How do we maintain our position in the world? How do we provide fairness and equality of opportunity for all Americans? I think that on Tuesday my job and responsibility and that of Mr. Nixon's is over. Then you have to decide. You have to make your judgment of whether you believe that everything that must be done is being done in good time, or whether we can do better. I believe we must do better, and I ask your help in doing it. [Applause.] I ask your help in building in this country a strong and vital society, one which uses its facilities, one where men and women can find jobs when they seek them, one that moves ahead and demonstrates to the world what a free society can really do. That is our opportunity in the 1960's. That is the challenge which faces the great Republic. As this election comes to an end, we pick not merely a President, but we pick a road, we pick a position for the sixties, we make a decision, each one of us, what we want, and my judgment is that a majority of the citizens of this country on Tuesday will choose to move forward. [Applause.]

I am not planning a seventh trip to Ohio in this campaign. We are coming to an end in this trip to Toledo. But this State is key. Whoever carries Ohio will carry the United States. [Applause.] Whoever secures the electoral support of you on Tuesday night, of your collective judgment, you in this State will elect the President of the United States.

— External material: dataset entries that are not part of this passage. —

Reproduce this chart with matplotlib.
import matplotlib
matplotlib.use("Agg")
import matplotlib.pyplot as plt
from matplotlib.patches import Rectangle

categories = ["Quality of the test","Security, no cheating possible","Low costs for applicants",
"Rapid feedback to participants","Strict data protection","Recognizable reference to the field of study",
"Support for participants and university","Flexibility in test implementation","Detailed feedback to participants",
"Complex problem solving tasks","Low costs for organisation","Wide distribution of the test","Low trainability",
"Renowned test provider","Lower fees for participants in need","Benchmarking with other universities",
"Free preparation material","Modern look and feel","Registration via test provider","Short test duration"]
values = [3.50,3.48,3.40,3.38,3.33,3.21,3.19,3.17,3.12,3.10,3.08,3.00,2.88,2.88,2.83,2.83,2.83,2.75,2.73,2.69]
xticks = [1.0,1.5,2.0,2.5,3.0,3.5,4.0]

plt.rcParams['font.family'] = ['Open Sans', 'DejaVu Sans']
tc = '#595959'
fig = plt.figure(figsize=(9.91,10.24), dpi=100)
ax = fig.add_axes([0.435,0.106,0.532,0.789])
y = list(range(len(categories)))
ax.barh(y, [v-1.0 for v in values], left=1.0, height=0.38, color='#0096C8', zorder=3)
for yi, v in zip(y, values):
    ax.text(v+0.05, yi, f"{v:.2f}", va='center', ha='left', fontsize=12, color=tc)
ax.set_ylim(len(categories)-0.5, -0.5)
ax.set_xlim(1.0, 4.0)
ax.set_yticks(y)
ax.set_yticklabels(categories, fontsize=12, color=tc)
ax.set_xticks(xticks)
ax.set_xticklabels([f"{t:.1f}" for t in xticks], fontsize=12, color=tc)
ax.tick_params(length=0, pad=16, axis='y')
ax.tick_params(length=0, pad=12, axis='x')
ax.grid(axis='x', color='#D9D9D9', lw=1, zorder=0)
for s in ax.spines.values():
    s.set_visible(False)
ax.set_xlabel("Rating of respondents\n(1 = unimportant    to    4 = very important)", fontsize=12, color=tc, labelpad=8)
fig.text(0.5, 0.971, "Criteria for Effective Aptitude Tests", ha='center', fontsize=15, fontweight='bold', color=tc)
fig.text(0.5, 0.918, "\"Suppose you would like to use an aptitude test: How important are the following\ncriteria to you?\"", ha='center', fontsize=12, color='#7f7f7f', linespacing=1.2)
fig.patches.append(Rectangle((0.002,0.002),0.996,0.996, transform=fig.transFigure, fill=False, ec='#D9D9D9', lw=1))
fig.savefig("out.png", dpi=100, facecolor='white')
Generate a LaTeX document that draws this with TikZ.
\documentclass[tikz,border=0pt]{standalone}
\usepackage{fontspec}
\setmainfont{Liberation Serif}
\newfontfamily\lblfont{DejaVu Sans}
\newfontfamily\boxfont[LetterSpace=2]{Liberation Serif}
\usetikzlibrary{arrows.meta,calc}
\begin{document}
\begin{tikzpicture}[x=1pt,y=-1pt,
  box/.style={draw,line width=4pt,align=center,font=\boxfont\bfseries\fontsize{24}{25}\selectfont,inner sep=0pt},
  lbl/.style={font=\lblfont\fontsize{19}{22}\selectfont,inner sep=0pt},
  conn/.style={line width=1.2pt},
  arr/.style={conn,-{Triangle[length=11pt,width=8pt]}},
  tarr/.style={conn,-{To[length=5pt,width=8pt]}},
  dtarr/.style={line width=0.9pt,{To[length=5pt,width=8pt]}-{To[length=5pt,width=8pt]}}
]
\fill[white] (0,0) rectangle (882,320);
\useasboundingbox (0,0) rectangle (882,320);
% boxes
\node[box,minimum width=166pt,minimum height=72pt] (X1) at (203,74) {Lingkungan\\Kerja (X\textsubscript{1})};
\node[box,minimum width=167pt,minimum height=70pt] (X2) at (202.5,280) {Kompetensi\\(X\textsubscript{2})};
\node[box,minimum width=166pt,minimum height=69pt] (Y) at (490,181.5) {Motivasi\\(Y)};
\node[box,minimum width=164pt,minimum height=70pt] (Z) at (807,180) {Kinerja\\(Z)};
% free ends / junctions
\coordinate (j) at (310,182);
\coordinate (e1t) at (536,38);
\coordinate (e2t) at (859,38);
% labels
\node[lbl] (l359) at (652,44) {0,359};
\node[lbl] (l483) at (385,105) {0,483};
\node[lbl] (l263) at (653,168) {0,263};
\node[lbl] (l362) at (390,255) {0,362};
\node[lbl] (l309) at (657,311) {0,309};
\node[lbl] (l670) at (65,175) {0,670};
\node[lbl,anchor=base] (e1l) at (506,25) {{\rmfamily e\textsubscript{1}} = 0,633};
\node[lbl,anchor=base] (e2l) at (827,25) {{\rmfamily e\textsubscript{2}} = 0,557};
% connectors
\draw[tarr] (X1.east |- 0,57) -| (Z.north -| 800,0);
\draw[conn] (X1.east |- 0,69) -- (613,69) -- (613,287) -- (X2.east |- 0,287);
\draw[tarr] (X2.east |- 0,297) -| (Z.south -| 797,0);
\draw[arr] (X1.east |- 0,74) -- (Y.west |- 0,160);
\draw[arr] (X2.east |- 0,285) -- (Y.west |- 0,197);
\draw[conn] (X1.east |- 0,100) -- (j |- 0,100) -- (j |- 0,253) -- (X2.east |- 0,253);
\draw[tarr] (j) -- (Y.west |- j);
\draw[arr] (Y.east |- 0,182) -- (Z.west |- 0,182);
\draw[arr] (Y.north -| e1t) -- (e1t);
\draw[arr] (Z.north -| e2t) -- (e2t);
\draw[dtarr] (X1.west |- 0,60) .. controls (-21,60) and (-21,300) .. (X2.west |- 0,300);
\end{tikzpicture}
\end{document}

I do not recall a decision as significant, that carries with it so many responsibilities, since 1932, I believe that the United States is at a period in its history, facing different problems, different challenges, in some ways less serious, in other ways more serious. I feel this is 1932 and 1912, and I come here as a concerned citizen of this country, and I ask you not merely for your help on Tuesday, but I ask you to join me in building this country of ours, in moving it forward, in showing what we can do. [Applause.]

So give us your hand, your voice, your vote, and we are going to move forward on Tuesday. [Applause.]